Imagem 13: Tabela onde surgem alguns dos engenhos cuja história económico-social do séc. XX temos devidamente recolhida e tratada, sendo distribuídos pelo tipo de propriedade e localidade.

Pela tabela acima, há uma coisa que salta imediatamente à vista: onde vigora o sistema de “Moleiro contratado”, os moinhos assumem o nome da herdade onde se inserem (com exceção do Moinho de Cima / Quinta do Pinhão). Onde podemos considerar que existe a chamada “Moagem a soldo”, os moinhos assumem o nome dos seus proprietários ou moleiros (o Moinho do Pinheiro também era conhecido como Moinho do Bento, por ser esse o nome do seu moleiro).

3.4. Trabalho do Moinho

Imagem 14: Trabalho do Moinho do Fidalgo, por casal de mós.

Sobre o quadro acima, elaborado pela realidade económica dos anos 60-70 do Moinho do Fidalgo, podemos constatar que num mesmo engenho trabalhavam-se vários cereais, e que as mós podiam ser tocadas por várias forças diferentes.
Para alem disto, há que lançar duas notas importantes. Em primeiro lugar, o moinho não trabalhava apenas para a produção de farinha, tendo um outro produto trabalhado: o arroz. Com efeito, aqui descascava-se arroz (colocando uma forra de cortiça no pouso, e aumentando a distancia entre as mós, por forma a não farinar o grão). Por outro lado, aqui fazia-se também milho partido, para forragens de animais.

3.5. Especificidades regionais / locais dos moinhos da Ribeira de Muge
Existem alguns elementos que caracterizam a atividade moageira que são transversais a algumas zonas do país. Outros elementos apenas os conseguimos encontrar, até à presente data, na zona da Ribeira de Muge. Assim, podemos salientar os seguintes:

a) Rodízios: Os rodízios dos moinhos, na zona em estudo, são forjados em ferro. Cremos que mais uma vez é a zona de Coimbra que atua como fronteira nesta questão, sendo que a norte desta cidade será mais comum encontrar rodízios feitos em madeira. 

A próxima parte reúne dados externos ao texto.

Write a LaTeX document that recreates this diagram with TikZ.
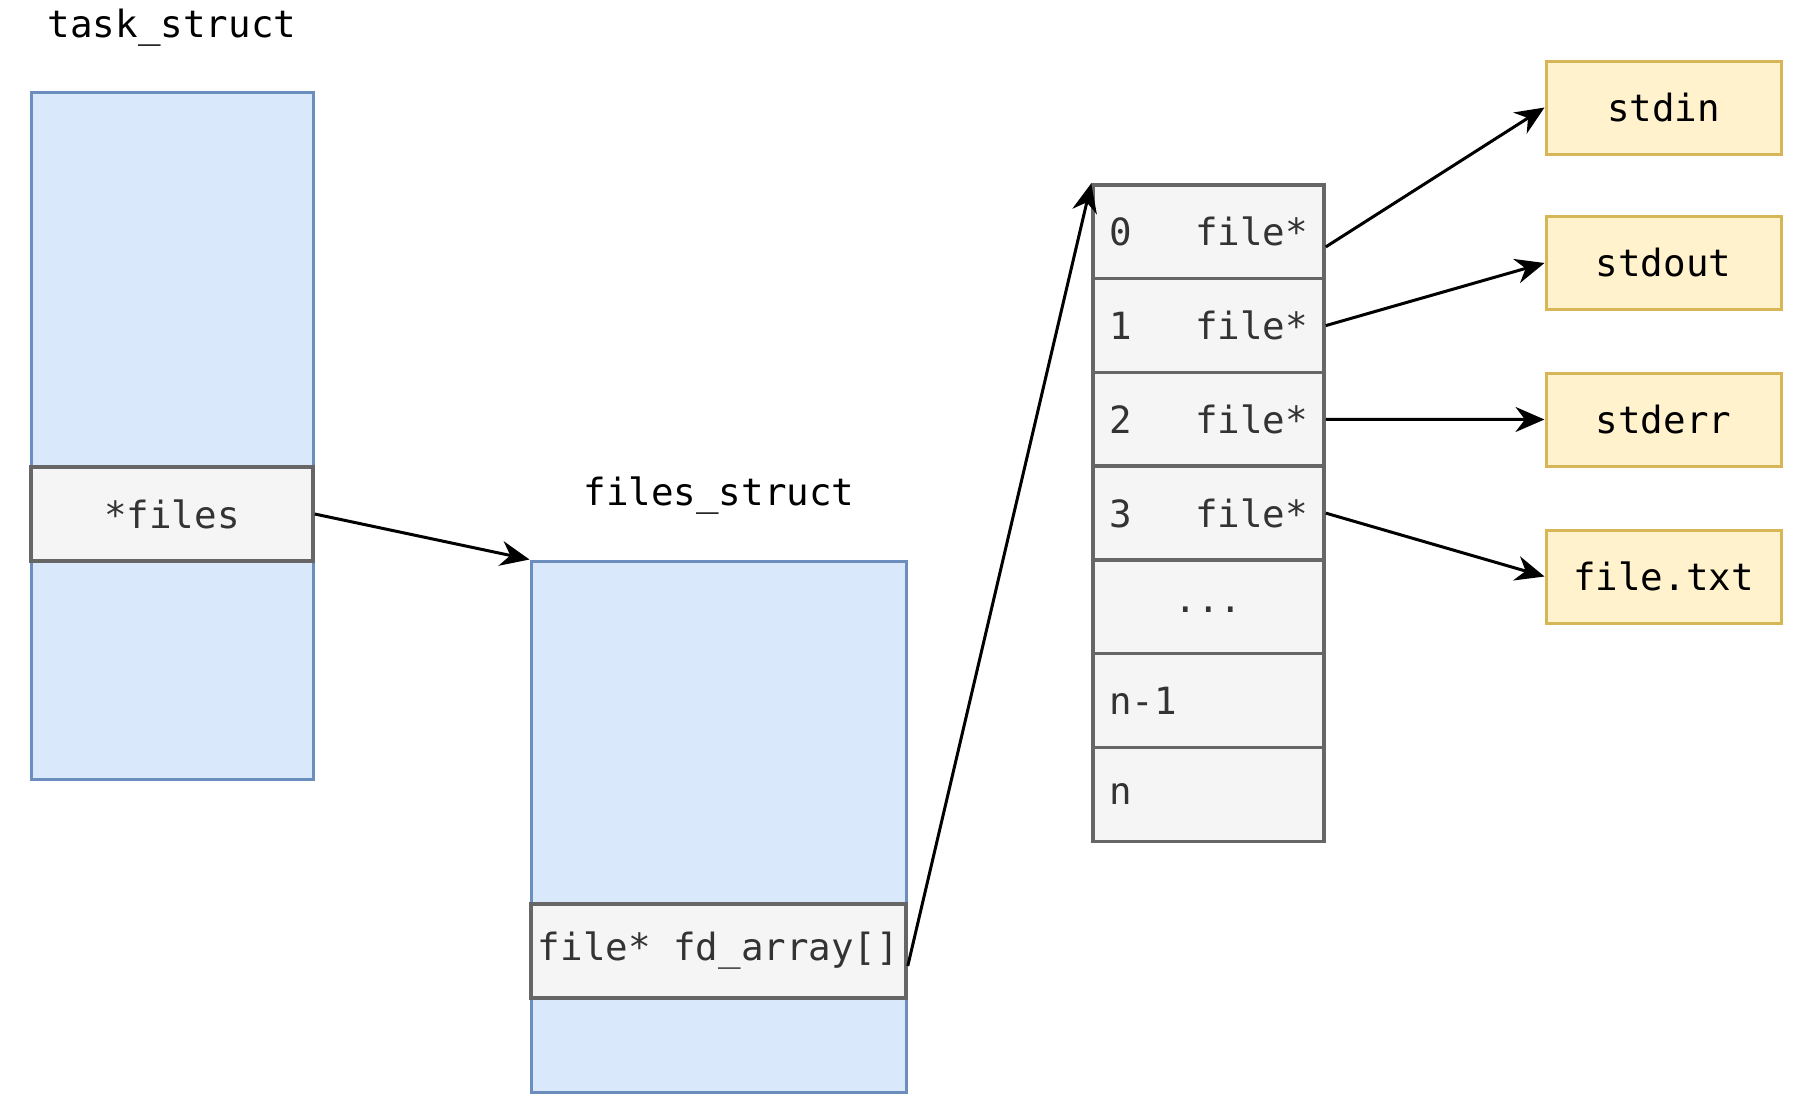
\documentclass[tikz,border=0pt]{standalone}
\usepackage{fontspec}
\newfontfamily\monof{DejaVu Sans Mono}
\usetikzlibrary{arrows.meta,calc}
\definecolor{bluefill}{HTML}{DAE8FC}
\definecolor{bluedraw}{HTML}{6C8EBF}
\definecolor{grayfill}{HTML}{F5F5F5}
\definecolor{graydraw}{HTML}{666666}
\definecolor{yelfill}{HTML}{FFF2CC}
\definecolor{yeldraw}{HTML}{D6B656}
\definecolor{txtgray}{HTML}{333333}
\tikzset{
  bluebox/.style={draw=bluedraw, fill=bluefill, line width=3pt, rectangle, inner sep=0pt},
  graybox/.style={draw=graydraw, fill=grayfill, line width=3.5pt, rectangle, inner sep=0pt, text=txtgray},
  rowbox/.style={graybox, minimum height=93.75pt, text width=199pt, inner xsep=16pt, align=left},
  yelbox/.style={draw=yeldraw, fill=yelfill, line width=3pt, rectangle, inner sep=0pt, minimum width=235pt, minimum height=93pt, text=black},
  conn/.style={line width=3pt, -{Stealth[length=29pt,width=25pt]}},
  title/.style={text=black}
}
\begin{document}
\begin{tikzpicture}[x=1pt,y=-1pt, font=\monof\fontsize{37.5}{45}\selectfont]
\useasboundingbox (0,0) rectangle (1802,1112);
% titles
\node[title] (tasklbl) at (172,28) {task\_struct};
\node[title] (fileslbl) at (719,496) {files\_struct};
% task_struct
\node[bluebox, minimum width=282pt, minimum height=687pt] (task) at (172,435.5) {};
\node[graybox, minimum width=282pt, minimum height=94pt] (filesptr) at (172,514) {*files};
% files_struct
\node[bluebox, minimum width=375pt, minimum height=531pt] (fs) at (718.5,826.5) {};
\node[graybox, minimum width=375pt, minimum height=94pt] (fd) at (718.5,951) {file* fd\_array[]};
% array
\node[rowbox] (r0) at (1208.5,231.9) {0\hfill file*};
\node[rowbox] (r1) at (1208.5,325.6) {1\hfill file*};
\node[rowbox] (r2) at (1208.5,419.4) {2\hfill file*};
\node[rowbox] (r3) at (1208.5,513.1) {3\hfill file*};
\node[rowbox, align=center, text height=0pt, text depth=0pt] (r4) at (1208.5,606.9) {\raisebox{-6pt}{...}};
\node[rowbox] (r5) at (1208.5,700.6) {n-1};
\node[rowbox] (r6) at (1208.5,794.4) {n};
% targets
\node[yelbox] (stdin) at (1663.5,107.5) {stdin};
\node[yelbox] (stdout) at (1663.5,263) {stdout};
\node[yelbox] (stderr) at (1663.5,419.5) {stderr};
\node[yelbox] (filetxt) at (1663.5,576.5) {file.txt};
% connectors
\draw[conn] (filesptr.east) -- (fs.north west);
\draw[conn] ([yshift=-15pt]fd.east) -- (r0.north west);
\draw[conn] ([yshift=-15pt]r0.east) -- (stdin.west);
\draw[conn] (r1.east) -- (stdout.west);
\draw[conn] (r2.east) -- (stderr.west);
\draw[conn] (r3.east) -- (filetxt.west);
\end{tikzpicture}
\end{document}
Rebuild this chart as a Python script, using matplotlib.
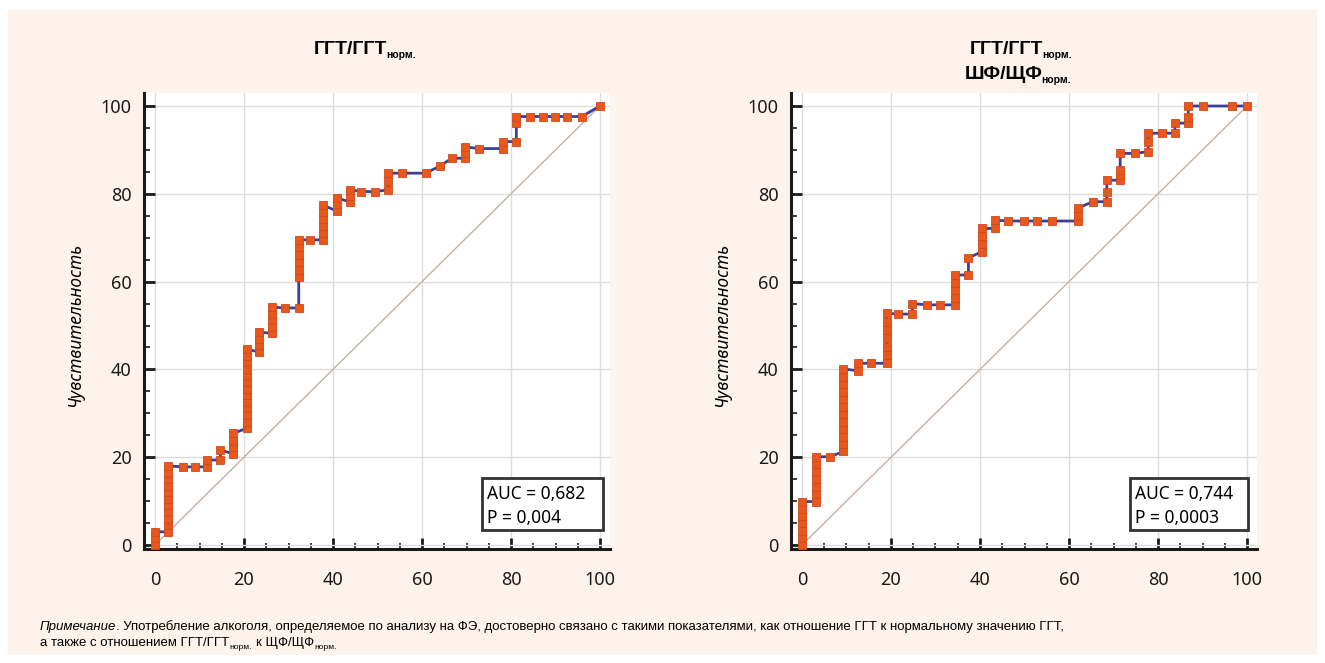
import matplotlib
matplotlib.use('Agg')
import matplotlib.pyplot as plt
from matplotlib.patches import Rectangle
from matplotlib.ticker import MultipleLocator

plt.rcParams['font.family'] = ['Noto Sans', 'DejaVu Sans']

# ---------------- data ----------------
ggt_fpr = [0, 0, 0,
           3, 3, 3, 3, 3, 3, 3, 3, 3, 3, 3,
           6.4, 9.0, 11.6, 11.6,
           14.7, 14.7,
           17.6, 17.6, 17.6, 17.6,
           20.6, 20.6, 20.6, 20.6, 20.6, 20.6, 20.6, 20.6, 20.6, 20.6, 20.6, 20.6, 20.6,
           23.3, 23.3, 23.3, 23.3,
           26.4, 26.4, 26.4, 26.4, 26.4,
           29.2, 32.3,
           32.3, 32.3, 32.3, 32.3, 32.3, 32.3,
           34.8, 37.8, 37.8, 37.8, 37.8, 37.8, 37.8,
           40.8, 40.8, 40.8,
           43.8, 43.8, 43.8,
           46.4, 49.4, 52.4, 52.4, 52.4,
           55.4, 60.8,
           64.0, 66.7, 69.7, 69.7, 69.7,
           72.7, 78.3, 78.3, 81.2,
           81.2, 81.2,
           84.3, 87.3, 89.9, 92.5, 95.9, 100]
ggt_tpr = [0, 1.5, 3.0,
           3.0, 4.5, 6.0, 7.5, 9.0, 10.5, 12.0, 13.5, 15.0, 16.5, 18.0,
           17.8, 17.8, 17.8, 19.3,
           19.4, 21.6,
           20.8, 22.3, 23.8, 25.4,
           26.6, 28.1, 29.6, 31.1, 32.6, 34.1, 35.6, 37.1, 38.6, 40.1, 41.6, 43.1, 44.6,
           44.0, 45.5, 47.0, 48.5,
           48.2, 49.7, 51.2, 52.7, 54.2,
           54.0, 54.0,
           61.0, 62.7, 64.4, 66.1, 67.8, 69.5,
           69.5, 69.5, 71.1, 72.7, 74.2, 75.8, 77.4,
           76.1, 77.6, 79.0,
           78.2, 79.6, 80.9,
           80.5, 80.5, 80.9, 82.9, 84.7,
           84.7, 84.7,
           86.3, 88.1, 88.1, 89.4, 90.7,
           90.3, 90.3, 91.9, 91.9,
           96.1, 97.6,
           97.6, 97.6, 97.6, 97.6, 97.6, 100]

ratio_fpr = [0, 0, 0, 0, 0, 0, 0,
             3.1, 3.1, 3.1, 3.1, 3.1, 3.1, 3.1,
             6.3,
             9.3, 9.3, 9.3, 9.3, 9.3, 9.3, 9.3, 9.3, 9.3, 9.3, 9.3, 9.3,
             12.5, 12.5, 15.5,
             19.0, 19.0, 19.0, 19.0, 19.0, 19.0, 19.0,
             21.6, 24.8, 24.8, 28.0, 31.0,
             34.4, 34.4, 34.4, 34.4, 34.4,
             37.4, 37.4,
             40.4, 40.4, 40.4, 40.4,
             43.4, 43.4,
             46.4, 49.8, 52.7, 56.1,
             62.0, 62.0, 62.0,
             65.3, 68.5, 68.5, 68.5,
             71.5, 71.5, 71.5, 71.5,
             74.8, 77.8, 77.8, 77.8,
             80.8, 83.8, 83.8,
             86.8, 86.8, 86.8,
             90.2, 96.6, 100]
ratio_tpr = [0, 1.7, 3.3, 5.0, 6.6, 8.3, 9.9,
             9.9, 11.6, 13.3, 15.0, 16.7, 18.4, 20.1,
             20.1,
             21.3, 23.0, 24.7, 26.4, 28.1, 29.8, 31.5, 33.2, 34.9, 36.6, 38.3, 40.1,
             39.7, 41.4, 41.4,
             41.4, 43.3, 45.2, 47.1, 49.0, 50.9, 52.8,
             52.6, 52.6, 55.0, 54.7, 54.7,
             54.7, 56.3, 58.0, 59.7, 61.5,
             61.5, 65.4,
             66.8, 68.6, 70.3, 72.1,
             72.1, 74.0,
             73.8, 73.8, 73.8, 73.8,
             73.8, 75.2, 76.7,
             78.2, 78.2, 80.5, 83.1,
             83.1, 84.3, 85.4, 89.2,
             89.2, 89.6, 91.7, 93.8,
             93.8, 93.8, 96.1,
             96.1, 97.6, 100,
             100, 100, 100]

ticks = [0, 20, 40, 60, 80, 100]
auc_texts = [["AUC = 0,682", "P = 0,004"], ["AUC = 0,744", "P = 0,0003"]]
ylabel = "Чувствительность"

# ---------------- figure ----------------
W, H = 1325, 663
fig = plt.figure(figsize=(W / 100, H / 100), dpi=100, facecolor='white')


def fx(px):
    return px / W


def fy(py):
    return 1 - py / H


fig.patches.append(Rectangle((fx(8), fy(655)), fx(1317) - fx(8), fy(10) - fy(655),
                             transform=fig.transFigure, facecolor='#fdf3ea',
                             edgecolor='none', zorder=-10))

PXU = 4.45  # px per unit x
PYU = 4.39


def make_axes(left_px, zero_px, right_px):
    top_px, bot_px, y0_px = 93, 549, 545
    ax = fig.add_axes([fx(left_px), fy(bot_px), fx(right_px) - fx(left_px), fy(top_px) - fy(bot_px)])
    ax.set_xlim(-(zero_px - left_px) / PXU, (right_px - zero_px) / PXU)
    ax.set_ylim(-(bot_px - y0_px) / PYU, (y0_px - top_px) / PYU)
    ax.set_facecolor('white')
    for s in ['top', 'right']:
        ax.spines[s].set_visible(False)
    for s in ['left', 'bottom']:
        ax.spines[s].set_linewidth(2.2)
        ax.spines[s].set_color('#1a1a1a')
    ax.set_xticks(ticks)
    ax.set_yticks(ticks)
    ax.xaxis.set_minor_locator(MultipleLocator(5))
    ax.yaxis.set_minor_locator(MultipleLocator(5))
    ax.tick_params(which='major', direction='in', length=8, width=2, labelsize=13, colors='#1a1a1a')
    ax.tick_params(which='minor', direction='in', length=4, width=1.2, colors='#1a1a1a')
    ax.tick_params(axis='x', which='major', pad=16)
    ax.tick_params(axis='y', which='major', pad=9)
    ax.grid(which='major', color='#dddddd', lw=1)
    ax.set_axisbelow(True)
    return ax


ax1 = make_axes(144, 155, 610)
ax2 = make_axes(791, 802, 1257)

for ax, fpr, tpr in [(ax1, ggt_fpr, ggt_tpr), (ax2, ratio_fpr, ratio_tpr)]:
    ax.plot([0, 100], [0, 100], color='#c4b0a4', lw=1, zorder=2)
    ax.plot(fpr, tpr, color='#3b3f98', lw=2, marker='s', ms=6.4,
            mfc='#e8581c', mec='#cf4a1c', mew=0.6, zorder=3, clip_on=False)

# AUC boxes
for (x0, x1), lines in zip([(482, 603), (1130, 1248)], auc_texts):
    fig.patches.append(Rectangle((fx(x0), fy(530)), fx(x1) - fx(x0), fy(478) - fy(530),
                                 transform=fig.transFigure, facecolor='white',
                                 edgecolor='#333333', lw=2, zorder=5))
    fig.text(fx(x0 + 5), fy(499), lines[0], fontsize=12.5, va='baseline', ha='left', zorder=6)
    fig.text(fx(x0 + 5), fy(523), lines[1], fontsize=12.5, va='baseline', ha='left', zorder=6)

# y labels
for xp in [75, 722]:
    fig.text(fx(xp), fy(325), ylabel, rotation=90, fontsize=12.5, style='italic',
             ha='center', va='center')

NARROW = ['Liberation Sans Narrow', 'Liberation Sans', 'DejaVu Sans']
renderer = fig.canvas.get_renderer()


def rich(x, y, segs, ha='left'):
    items = []
    total = 0
    for s, kw, dy, gap in segs:
        t = fig.text(0, 0, s, va='baseline', ha='left', **kw)
        w = t.get_window_extent(renderer).width
        items.append((t, w, dy, gap))
        total += gap + w
    cur = x - total / 2 if ha == 'center' else x
    for t, w, dy, gap in items:
        cur += gap
        t.set_position((cur / W, 1 - (y + dy) / H))
        cur += w


big = dict(fontsize=14, fontweight='bold', family=NARROW)
sub = dict(fontsize=7.5, fontweight='bold', family=NARROW)
rich(365, 54, [("ГГТ/ГГТ", big, 0, 0), ("норм.", sub, 4, -1)], ha='center')
rich(1021, 54, [("ГГТ/ГГТ", big, 0, 0), ("норм.", sub, 4, -1)], ha='center')
rich(1018, 79, [("ШФ/ЩФ", big, 0, 0), ("норм.", sub, 4, -1)], ha='center')

nt = dict(fontsize=9.5, family=NARROW)
ni = dict(fontsize=9.5, family=NARROW, style='italic')
ns = dict(fontsize=6, family=NARROW)
rich(40, 630, [("Примечание", ni, 0, 0),
               (". Употребление алкоголя, определяемое по анализу на ФЭ, достоверно связано с такими "
                "показателями, как отношение ГГТ к нормальному значению ГГТ,", nt, 0, 0)])
rich(40, 646, [("а также с отношением ГГТ/ГГТ", nt, 0, 0), ("норм.", ns, 3, 0.5),
               ("к ЩФ/ЩФ", nt, 0, 4), ("норм.", ns, 3, 0.5)])

fig.savefig('out.png', dpi=100, facecolor='white')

b) Suspensão dos tegões: na zona da Ribeira de Muge, os tegões são suspensos sobre o casal de mós agarrados a um poste, e será esta a forma predominante no sul do país. Já a norte, predomina a suspensão do tegão em barrotes.

c) Rela: a rela é o dispositivo onde assenta o aguilhão, ou seja, a ponte da pela. A pela (que começa no aguilhão e termina na segurelha) é o veio que transmite o movimento do rodízio à andadeira. Aqui, encontramos relas feitas de cubos de cobre. Foi o único local onde encontramos relas desta forma. Nos demais sítios em Portugal que visitamos, temos notícia da rela ser uma pedra.

d) Levada: como já referimos, os moinhos encontram-se sob um canal artificial que é desviado do curso de água principal. Esses canais são, por norma, lajeados, e com algumas dezenas de metros e chama-se levadas. No caso da Ribeira de Muge, esses canais chegam a ter quilómetros, tocam vários moinhos e servem outros fins, como regar as hortas e a cultura do arroz. São chamados “vala do munho”, ou seja “vala do moinho”. Existem duas, sendo que a primeira vale tem cerca de 1,2 Kms, tocando o Moinho do Ti Manuel Custódio e o Moinho do Fidalgo. A segunda terá cerca de 5 Kms, tocando o Moinho do Pinheiro, Ponte Velha, Várzea e possivelmente terá tocado também o desaparecido Moinho da Parreira.

Comunicação apresentada no I Colóquio "Paisagens Agrárias do Vale do Sorraia: Arqueologia, História e Património", que decorreu em Glória do Ribatejo, no dia 18 de julho de 2015.